## [TASK DIRECTIONS]
Retype, word for word, the lines between the ones holding "Write a Python" and "W, H = 1144, 685", inclusive; pictures stay out of the copy.

## [SUPPLIED DATA]
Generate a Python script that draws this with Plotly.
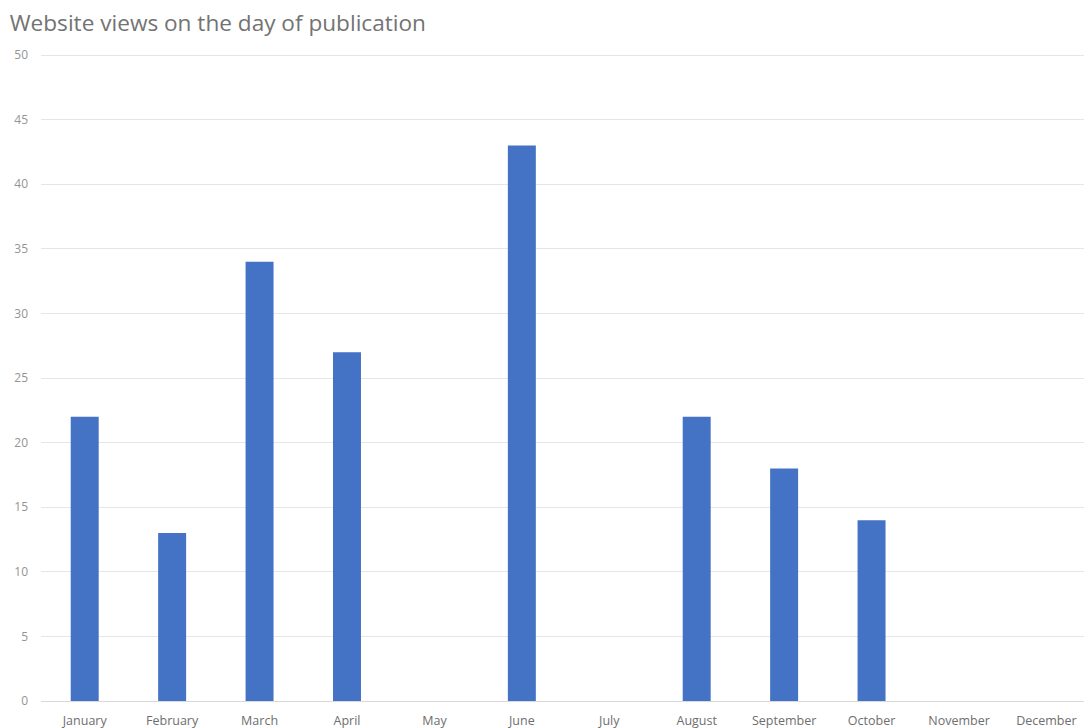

* * *

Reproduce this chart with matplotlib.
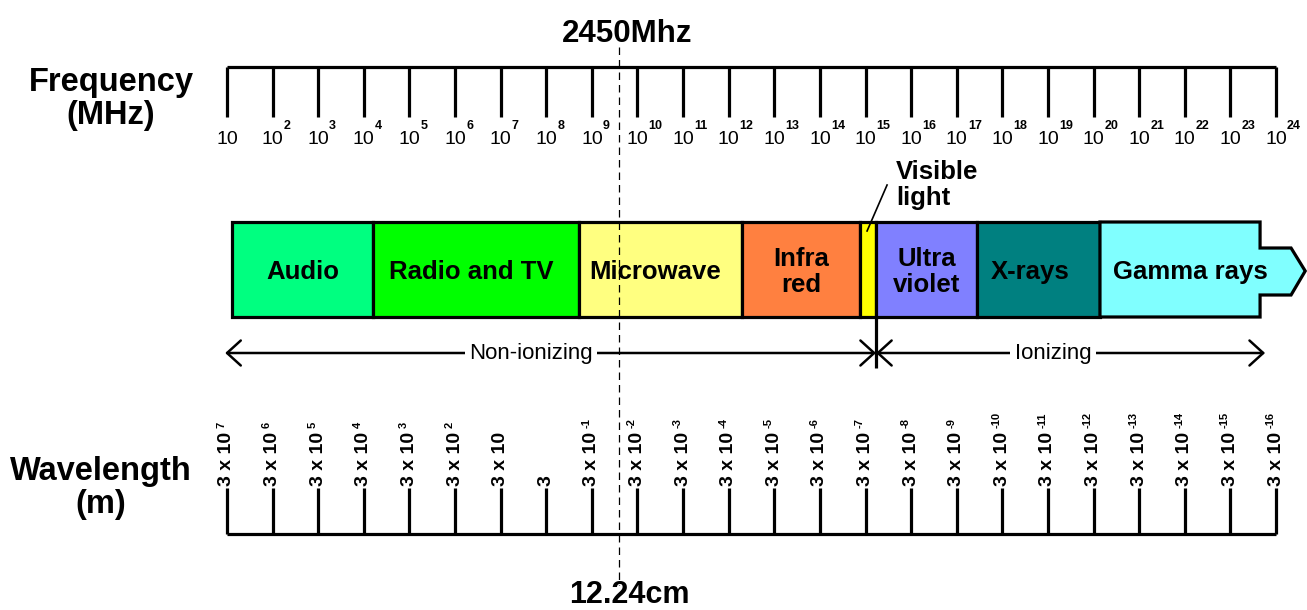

* * *

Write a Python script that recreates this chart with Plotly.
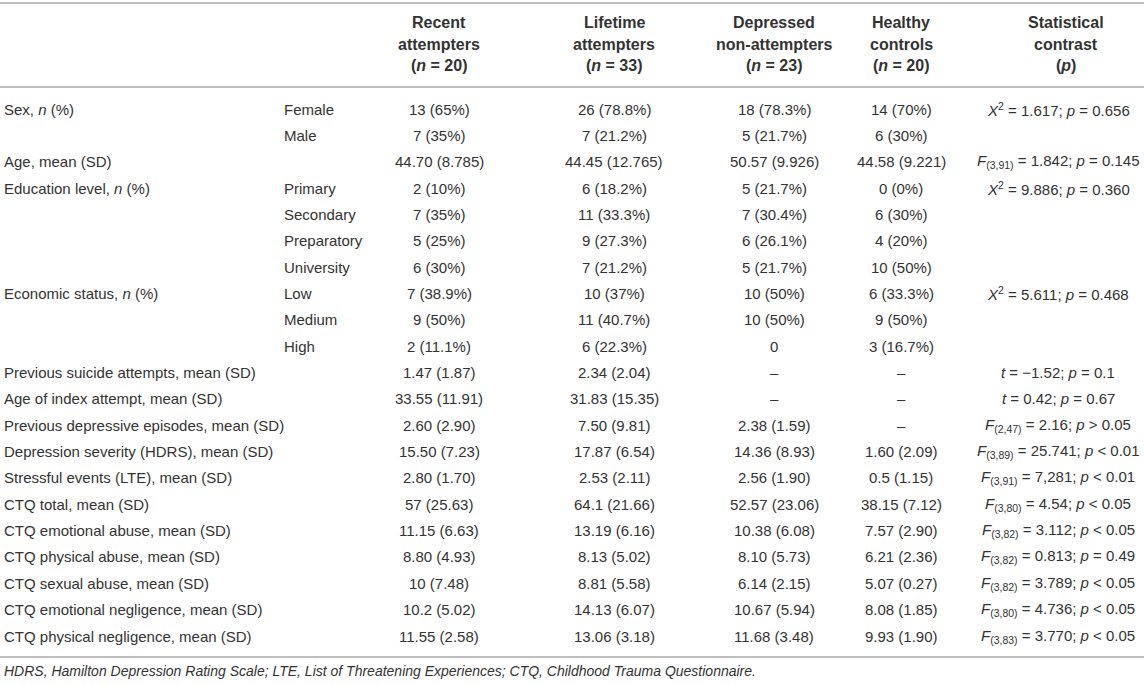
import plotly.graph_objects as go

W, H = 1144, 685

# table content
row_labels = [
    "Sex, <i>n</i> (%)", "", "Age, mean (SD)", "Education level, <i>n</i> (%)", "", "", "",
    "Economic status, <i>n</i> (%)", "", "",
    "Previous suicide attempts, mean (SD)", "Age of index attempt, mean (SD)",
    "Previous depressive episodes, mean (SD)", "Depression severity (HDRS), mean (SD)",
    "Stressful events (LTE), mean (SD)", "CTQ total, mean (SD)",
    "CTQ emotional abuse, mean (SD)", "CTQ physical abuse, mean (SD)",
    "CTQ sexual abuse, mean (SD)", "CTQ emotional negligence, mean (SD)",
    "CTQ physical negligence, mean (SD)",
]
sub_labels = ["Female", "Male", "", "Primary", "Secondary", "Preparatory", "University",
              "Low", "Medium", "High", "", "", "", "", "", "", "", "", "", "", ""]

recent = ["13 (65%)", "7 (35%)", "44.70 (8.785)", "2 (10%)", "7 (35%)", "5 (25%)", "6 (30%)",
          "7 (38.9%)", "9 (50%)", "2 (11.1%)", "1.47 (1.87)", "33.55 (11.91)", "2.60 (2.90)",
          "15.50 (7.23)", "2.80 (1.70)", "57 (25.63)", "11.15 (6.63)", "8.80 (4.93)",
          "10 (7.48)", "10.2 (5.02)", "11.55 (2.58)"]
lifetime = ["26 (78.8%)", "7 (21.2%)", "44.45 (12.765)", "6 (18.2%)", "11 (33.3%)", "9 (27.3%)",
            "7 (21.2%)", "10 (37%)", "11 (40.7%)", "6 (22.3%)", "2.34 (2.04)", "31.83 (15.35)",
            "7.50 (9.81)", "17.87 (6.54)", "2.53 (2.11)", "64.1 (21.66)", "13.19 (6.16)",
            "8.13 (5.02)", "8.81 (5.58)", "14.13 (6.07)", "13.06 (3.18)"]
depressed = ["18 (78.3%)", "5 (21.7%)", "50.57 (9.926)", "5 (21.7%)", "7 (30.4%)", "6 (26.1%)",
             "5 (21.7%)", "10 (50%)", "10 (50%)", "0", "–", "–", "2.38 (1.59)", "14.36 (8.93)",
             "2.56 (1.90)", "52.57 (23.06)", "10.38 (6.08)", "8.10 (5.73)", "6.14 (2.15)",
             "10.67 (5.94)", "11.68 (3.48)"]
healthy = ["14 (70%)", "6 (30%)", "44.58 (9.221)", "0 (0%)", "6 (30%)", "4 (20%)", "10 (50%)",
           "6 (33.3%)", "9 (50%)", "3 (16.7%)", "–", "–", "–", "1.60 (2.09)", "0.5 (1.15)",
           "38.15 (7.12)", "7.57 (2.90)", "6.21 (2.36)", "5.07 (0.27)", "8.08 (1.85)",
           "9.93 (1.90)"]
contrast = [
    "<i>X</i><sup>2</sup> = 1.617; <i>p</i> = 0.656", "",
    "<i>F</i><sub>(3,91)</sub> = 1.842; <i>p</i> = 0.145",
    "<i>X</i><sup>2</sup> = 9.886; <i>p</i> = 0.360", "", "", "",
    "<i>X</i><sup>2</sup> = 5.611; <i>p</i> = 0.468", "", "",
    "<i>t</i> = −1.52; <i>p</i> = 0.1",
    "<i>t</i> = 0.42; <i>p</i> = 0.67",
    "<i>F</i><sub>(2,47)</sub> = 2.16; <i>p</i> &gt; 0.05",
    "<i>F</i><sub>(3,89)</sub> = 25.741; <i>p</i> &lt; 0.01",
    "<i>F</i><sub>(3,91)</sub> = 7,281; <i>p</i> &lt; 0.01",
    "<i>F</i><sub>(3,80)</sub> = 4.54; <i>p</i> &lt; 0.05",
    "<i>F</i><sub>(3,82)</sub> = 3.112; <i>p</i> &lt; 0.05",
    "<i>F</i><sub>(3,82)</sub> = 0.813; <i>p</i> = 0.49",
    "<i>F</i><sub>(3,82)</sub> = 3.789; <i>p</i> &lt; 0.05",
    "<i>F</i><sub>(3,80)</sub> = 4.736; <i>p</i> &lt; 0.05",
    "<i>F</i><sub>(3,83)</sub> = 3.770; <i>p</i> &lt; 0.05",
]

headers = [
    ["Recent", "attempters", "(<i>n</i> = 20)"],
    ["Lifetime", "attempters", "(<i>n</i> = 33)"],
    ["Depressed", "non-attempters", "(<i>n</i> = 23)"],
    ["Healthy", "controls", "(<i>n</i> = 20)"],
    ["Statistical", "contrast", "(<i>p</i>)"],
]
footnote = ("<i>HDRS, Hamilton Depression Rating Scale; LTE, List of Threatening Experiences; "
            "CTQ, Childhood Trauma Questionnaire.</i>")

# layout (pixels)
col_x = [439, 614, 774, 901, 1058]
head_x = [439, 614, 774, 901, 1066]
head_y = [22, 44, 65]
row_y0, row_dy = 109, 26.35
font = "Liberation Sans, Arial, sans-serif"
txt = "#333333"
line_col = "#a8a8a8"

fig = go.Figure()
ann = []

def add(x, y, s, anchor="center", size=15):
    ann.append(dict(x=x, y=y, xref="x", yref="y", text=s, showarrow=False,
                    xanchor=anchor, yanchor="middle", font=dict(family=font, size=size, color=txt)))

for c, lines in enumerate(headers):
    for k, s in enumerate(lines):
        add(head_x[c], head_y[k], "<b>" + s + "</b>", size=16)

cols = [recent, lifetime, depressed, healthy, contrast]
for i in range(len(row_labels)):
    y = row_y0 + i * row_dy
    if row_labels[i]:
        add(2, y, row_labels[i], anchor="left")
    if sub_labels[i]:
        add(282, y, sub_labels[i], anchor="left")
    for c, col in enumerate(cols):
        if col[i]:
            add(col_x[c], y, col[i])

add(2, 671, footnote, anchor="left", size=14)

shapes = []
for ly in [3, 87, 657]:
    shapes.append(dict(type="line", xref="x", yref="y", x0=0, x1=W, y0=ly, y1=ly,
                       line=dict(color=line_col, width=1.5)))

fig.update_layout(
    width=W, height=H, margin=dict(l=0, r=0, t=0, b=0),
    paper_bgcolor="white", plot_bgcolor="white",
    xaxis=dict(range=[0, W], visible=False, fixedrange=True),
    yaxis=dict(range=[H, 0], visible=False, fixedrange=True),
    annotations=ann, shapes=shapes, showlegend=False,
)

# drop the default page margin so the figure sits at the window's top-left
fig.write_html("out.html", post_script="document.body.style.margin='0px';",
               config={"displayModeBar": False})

## [TASK SOLUTION]
Write a Python script that recreates this chart with Plotly.
import plotly.graph_objects as go

W, H = 1144, 685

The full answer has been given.